People can choose to be happy, or they can sit there and wallow in sorrow. Pity parties may get you attention at first, but it gets old fast. Crosses and garlic don’t seem to ward off emotional vampires’ weary worries – well, then again maybe if I ate enough garlic bread it would repel them from depleting my supply of perpetual positivity – but I’d probably fend off a lot of welcome company as well! Too bad these people can’t pull themselves up by their bootstraps at least sometimes, put on their big girl panties, and just deal with it.
When things go sour, at that moment you have 2 choices: sit there and sulk while being pantyless - or go out and get yourself the sexiest, cutest, proverbial panties, put 'em on, and strut your stuff like you're the top model on the Victoria's Secret Fashion Show runway. I choose B. It's way more fun! (And if you’re a guy, well, wearing panties is sure to give you a good laugh anyway, so it’s worth a try!)

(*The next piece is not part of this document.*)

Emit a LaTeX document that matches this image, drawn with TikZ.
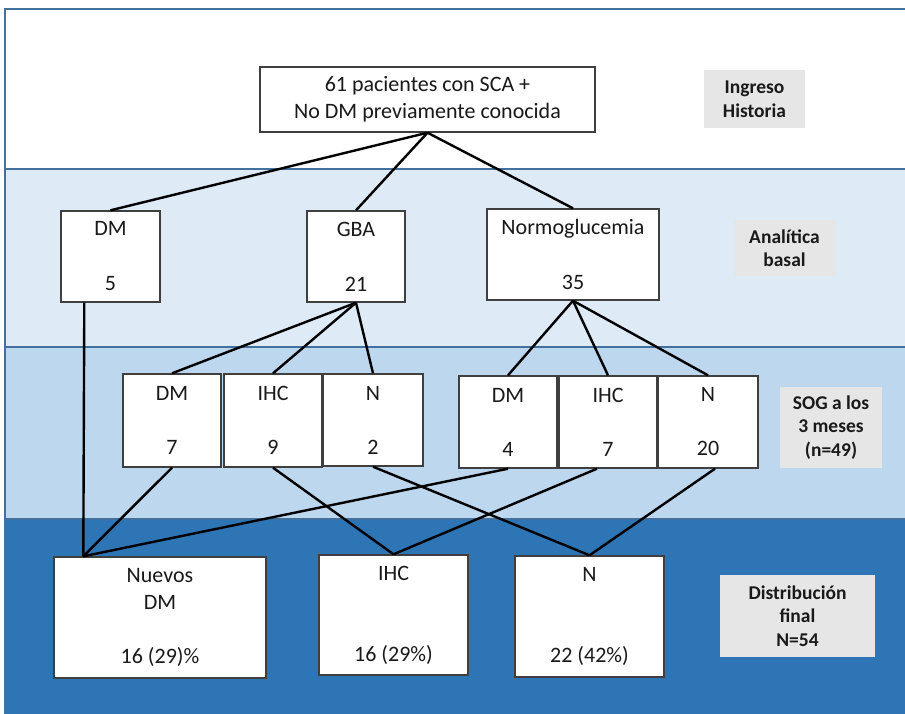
\documentclass[tikz,border=0pt]{standalone}
\usepackage{fontspec}
\setmainfont{Carlito}
\usetikzlibrary{positioning,calc}
\definecolor{bandA}{HTML}{DEEBF7}
\definecolor{bandB}{HTML}{BDD7EE}
\definecolor{bandC}{HTML}{2E75B6}
\definecolor{bandline}{HTML}{41719C}
\definecolor{boxgray}{HTML}{3F3F3F}
\definecolor{taggray}{HTML}{E7E6E6}

\begin{document}
\begin{tikzpicture}[x=1pt, y=-1pt,
    box/.style={rectangle, draw=boxgray, line width=1.4pt, fill=white, align=center, inner sep=0pt, font=\fontsize{22}{27}\selectfont, text=black!90},
    tag/.style={rectangle, fill=taggray, align=center, inner sep=0pt, font=\fontsize{19.5}{23.5}\selectfont\bfseries, text=black!90},
    link/.style={line width=2.4pt, black}
]
    \useasboundingbox (0,0) rectangle (905,713);

    % Bands
    \fill[white] (5,9) rectangle (915,169);
    \fill[bandA] (5,169) rectangle (915,347);
    \fill[bandB] (5,347) rectangle (915,519);
    \fill[bandC] (5,519) rectangle (915,720);
    \draw[bandline, line width=1.6pt] (915,9) -- (5,9) -- (5,720);
    \draw[bandline, line width=1.6pt] (5,169) -- (915,169);
    \draw[bandline, line width=1.6pt] (5,347) -- (915,347);
    \draw[bandline, line width=1.6pt] (5,519) -- (915,519);

    % Ingreso
    \node[box, minimum width=335pt, minimum height=65pt] (top) at (427.5,99.5) {61 pacientes con SCA +\\No DM previamente conocida};

    % Analitica basal
    \node[box, minimum width=99pt, minimum height=91pt] (dmA) at (110.5,256.5) {DM\\[28pt]5};
    \node[box, minimum width=98pt, minimum height=91pt] (gba) at (356,256.5) {GBA\\[28pt]21};
    \node[box, minimum width=172pt, minimum height=91pt] (normo) at (573,254.5) {Normoglucemia\\[28pt]35};

    % SOG a los 3 meses
    \node[box, minimum width=98pt, minimum height=93pt] (dmB) at (172,420.5) {DM\\[27pt]7};
    \node[box, minimum width=98pt, minimum height=93pt] (ihcB) at (273,420.5) {IHC\\[27pt]9};
    \node[box, minimum width=100pt, minimum height=92pt] (nB) at (373,420) {N\\[27pt]2};
    \node[box, minimum width=98pt, minimum height=92pt] (dmC) at (508,422) {DM\\[27pt]4};
    \node[box, minimum width=98pt, minimum height=92pt] (ihcC) at (608,422) {IHC\\[27pt]7};
    \node[box, minimum width=100pt, minimum height=92pt] (nC) at (708,422) {N\\[27pt]20};

    % Distribucion final
    \node[box, minimum width=212pt, minimum height=121pt] (nuevos) at (160,617.5) {Nuevos\\DM\\[27pt]16 (29)\%};
    \node[box, minimum width=149pt, minimum height=120pt] (ihcF) at (393.5,615) {IHC\\[54pt]16 (29\%)};
    \node[box, minimum width=149pt, minimum height=121pt] (nF) at (589.5,616.5) {N\\[54pt]22 (42\%)};
    \coordinate (nd) at ([xshift=30pt]nuevos.north west);

    % Stage labels
    \node[tag, minimum width=101pt, minimum height=58pt] (t1) at (754.5,99) {Ingreso\\Historia};
    \node[tag, minimum width=101pt, minimum height=56pt] (t2) at (784.5,248) {Analítica\\basal};
    \node[tag, minimum width=102pt, minimum height=81pt] (t3) at (831,427.5) {SOG a los\\3 meses\\(n=49)};
    \node[tag, minimum width=155pt, minimum height=82pt] (t4) at (797.5,616) {Distribución\\final\\N=54};

    % Connectors
    \draw[link] (top.south) -- (dmA.north);
    \draw[link] (top.south) -- (gba.north);
    \draw[link] (top.south) -- (normo.north);
    \draw[link] (gba.south) -- (dmB.north);
    \draw[link] (gba.south) -- (ihcB.north);
    \draw[link] (gba.south) -- (nB.north);
    \draw[link] (normo.south) -- (dmC.north);
    \draw[link] (normo.south) -- (ihcC.north);
    \draw[link] (normo.south) -- (nC.north);
    \draw[link] ([xshift=24pt]dmA.south west) -- (nd);
    \draw[link] (dmB.south) -- (nd);
    \draw[link] (dmC.south) -- (nd);
    \draw[link] (ihcB.south) -- (ihcF.north);
    \draw[link] ([xshift=-11pt]ihcC.south) -- (ihcF.north);
    \draw[link] (nB.south) -- (nF.north);
    \draw[link] ([xshift=7pt]nC.south) -- (nF.north);
\end{tikzpicture}
\end{document}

Draining someone’s feelings of being fairly happy is just not fair all of the time. Ask yourself, do you complain more than you compliment? Do you sulk more than you smile? If you answer “yes” to these questions, then you need more than a friend fix - you might need an outlook adjustment and realize that life, is for living, and it’s really not that bad.
It’s one thing to ask for the support of a friend, but it’s another to bring them down with you into your perceived muck and mire. Instead, grab onto that helping hand, and give yourself a boost. You’ll find that happy people attract happiness, and if you practice this consistently, there’s just no where to go but up.